You may love the notion of a particular style, but real gardens aren’t ephemeral; they’re grounded, figuratively and literally. They grow and change, and they demand interaction. With the right garden, that interaction is harmonious and satisfies the needs of both plant and person. With the wrong garden, it’s an eternal bad date, not hideous enough to bolt, but enough to make your teeth hurt.

That’s where having an accurate image of yourself comes in handy. Try this little exercise: write down the three words that best describe you, and the three words that best describe your landscape. If they’re not even close, there’s your problem. I have a friend — a fellow Master Gardener — who told me she was having trouble with her garden design and asked me for a consult. We had only recently met, and the thing that had struck me most about her was her precision, her simplicity. She’s a features reporter and producer for a local station, and I remember thinking that anybody who could edit an hour’s worth of footage into a two-and-a-half minute piece must be, at heart, a minimalist.

When I got to her house I noticed that, even on a Saturday morning, she was in a tailored shirt and khakis, wore discreet pavé diamond earrings and was barefoot. I also noted a simple wedding band in white gold backed by a band of sapphires and diamonds, and a striking sterling bracelet. The look she had on camera wasn’t a persona, it was really her. Remember the bare feet, and remember the bracelet — they’re important.

A quick tour of the interior revealed comfortable furniture, unstudied decor, clean lines, saturated colors, and not a whiff of kitsch. So far, so good; woman matched house. Outside, though, was a different story. Outside was country cottage all the way, a jumble of color and random plantings and uneven brick. This unpretentious, barefoot woman, this woman who could edit the perfect piece of film, this woman whose jewelry was polished sophistication, had a garden that was her opposite. I didn’t yet know the why, but I knew the what, and I knew how to fix it. I pointed to the bracelet and said, That’s what you should be doing.

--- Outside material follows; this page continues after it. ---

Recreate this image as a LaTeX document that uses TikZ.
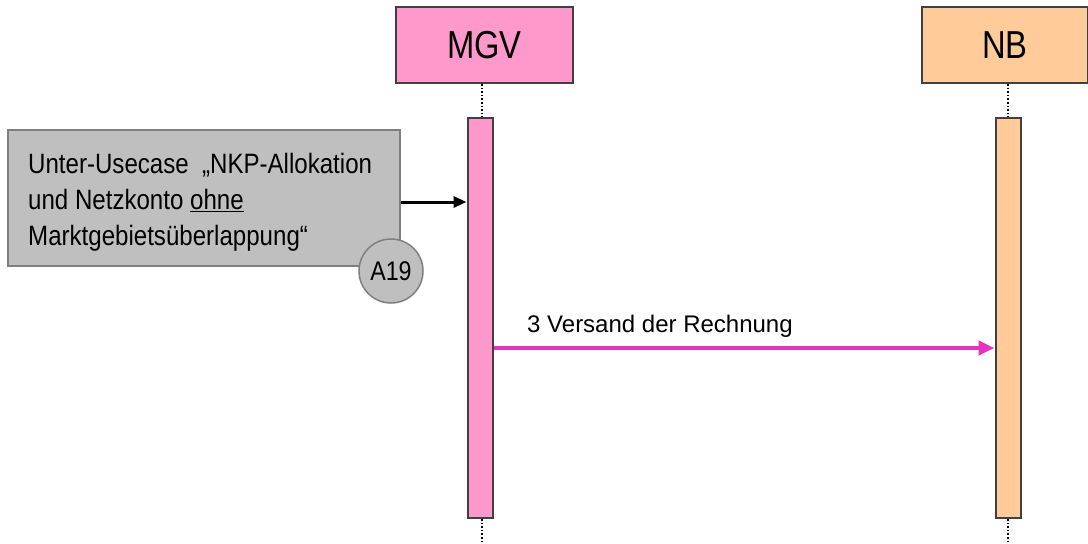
\documentclass[tikz,border=0pt]{standalone}
\usepackage{fontspec}
\usetikzlibrary{arrows.meta}
\newfontfamily\hdrfont[FakeStretch=0.84]{Liberation Sans}
\newfontfamily\bodyfont[FakeStretch=0.86]{Liberation Sans}
\newfontfamily\msgfont{Liberation Sans}
\definecolor{mgvpink}{HTML}{FF99CC}
\definecolor{nborange}{HTML}{FFCC99}
\definecolor{boxgray}{HTML}{BFBFBF}
\definecolor{boxedge}{HTML}{7F7F7F}
\definecolor{darkedge}{HTML}{404040}
\definecolor{msgmag}{HTML}{E535C0}
\tikzset{
  header/.style={draw=darkedge, line width=2pt, minimum height=76pt, inner sep=0pt, font=\hdrfont\fontsize{39}{42}\selectfont},
  actbar/.style={draw=darkedge, line width=2pt, minimum width=25pt, minimum height=400pt, inner sep=0pt},
  lifeline/.style={dotted, line width=1.6pt, black},
  usecase/.style={draw=boxedge, line width=1.5pt, fill=boxgray, minimum width=392pt, minimum height=136pt, inner sep=0pt},
  refcircle/.style={circle, draw=boxedge, line width=1.5pt, fill=boxgray, minimum size=64pt, inner sep=0pt, font=\bodyfont\fontsize{27}{32}\selectfont},
  callarrow/.style={line width=3pt, black, -{Triangle[length=13pt,width=11pt]}},
  msgarrow/.style={line width=4pt, msgmag, -{Triangle[length=16pt,width=14pt]}}
}
\begin{document}
\begin{tikzpicture}[x=1pt,y=-1pt]
\useasboundingbox (0,0) rectangle (1088,544);
% headers
\node[header, fill=mgvpink, minimum width=177pt] (mgv) at (484.5,45) {MGV};
\node[header, fill=nborange, minimum width=166pt] (nb) at (1005,45) {NB};
% activation bars
\node[actbar, fill=mgvpink] (mgvbar) at (480,318) {};
\node[actbar, fill=nborange] (nbbar) at (1008,318) {};
\coordinate (mgvend) at (482,544);
\coordinate (nbend) at (1008,544);
\draw[lifeline] (mgv.south -| mgvbar.north) ++(2,0) coordinate (mgvtop) -- (mgvtop |- mgvbar.north);
\draw[lifeline] (nb.south -| nbbar.north) -- (nbbar.north);
\draw[lifeline] (mgvbar.south) ++(2,0) coordinate (mgvbot) -- (mgvend);
\draw[lifeline] (nbbar.south) -- (nbend);
% use case box
\node[usecase] (uc) at (204,198) {};
\node[anchor=north west, inner sep=0pt, align=left, font=\bodyfont\fontsize{28}{36}\selectfont] (uctext) at (28,153)
  {Unter-Usecase \ „NKP-Allokation\\und Netzkonto \underline{ohne}\\Marktgebietsüberlappung“};
\node[refcircle] (a19) at (391,271) {A19};
% call arrow
\coordinate (callstart) at (uc.east |- 0,202);
\draw[callarrow] (callstart) -- (callstart -| mgvbar.west);
% message
\coordinate (msgstart) at (mgvbar.east |- 0,348);
\draw[msgarrow] (msgstart) -- (msgstart -| nbbar.west);
\node[anchor=base west, inner sep=0pt, font=\msgfont\fontsize{24}{28}\selectfont] (msglabel) at (527,332) {3 Versand der Rechnung};
\end{tikzpicture}
\end{document}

The fact that she wore it with a smaller bangle that repeated the same graceful wave, the fact that she wore it even on a Saturday morning in her own back yard, the fact that she put it on before she put on her shoes, told me everything I needed to know. That look, that motion, that grace did something, meant something to her on a fundamental level. Replicating that design element in the ground would likely have the same effect.

Digging a little deeper I found that Maine, to her, meant summer vacations with her grandmother, who lived in a gray-shingled house surrounded by — you guessed it — a cottage garden. We all have images like that echoing in our heads; I adore lilacs because I remember sitting for hours under a virtual wall of them in my own grandmother’s back yard.

I have no idea if lilacs were her favorites, but they are mine because every time I see them or smell them, I’m right there with her. I don’t need a wall of them, though, to evoke the memory; I just need to include them in my landscape. If I include them, I can have Grandma and still be myself. She would approve of that.

The mind is extraordinarily adept at assembling those images for us. With just one or two of the ingredients, we get the whole pie, and that’s as true for form and color as it is for scent. If I lived in part of the country where lilac wouldn’t do well, I’d find a way to replicate those luscious floral bracts in a zone-happy material. If that failed, I’d plant every tint and every hue and every shade of lilac I could locate, but I’d embody those tints and hues and shades in structures and shapes that represent me.

That would give me a garden full of materials that were both site appropriate and reflective of my personality, and that’s how it’s done. I can do that because I’ve learned my own language. I’ve defined myself and, yes, in three words: bold, artistic, minimal. There are lots of other words, of course — not to mention the words other people would use — but these three are the most appropriate and the most applicable to my dress, my demeanor, my decor.

Am I also romantic? There’s a fabulous fifties cocktail dress in my closet that says yes, but the bulk of the wardrobe is tailored. Simple linen shirts for Summer and simple cashmere sweaters for Winter. The jewelry, what little there is of it, is pretty simple, too: three rings that I wear every day, the occasional pair of earrings. I don’t even wear a watch any more, and that could be simplicity or some sort of lax rebellion. It amuses me to think that I may be so hopelessly artistic as to rebel against time itself.

Am I also complex? Sure, but the house decor is minimalist, at best, and surprisingly monochromatic. Not surprising to me, just to everyone else. They always expect floral prints and lots of color from a gardener, but I know at the end of the day I need just the opposite. I need visual quiet as well as auditory quiet, so the place is restful in as many aspects as I can manage.

Were I designing a garden for myself, it would be bold, artistic and minimal, because the most of me is happy there. That clarity in definition translates to clarity in design, and it sets the tone for everything that follows.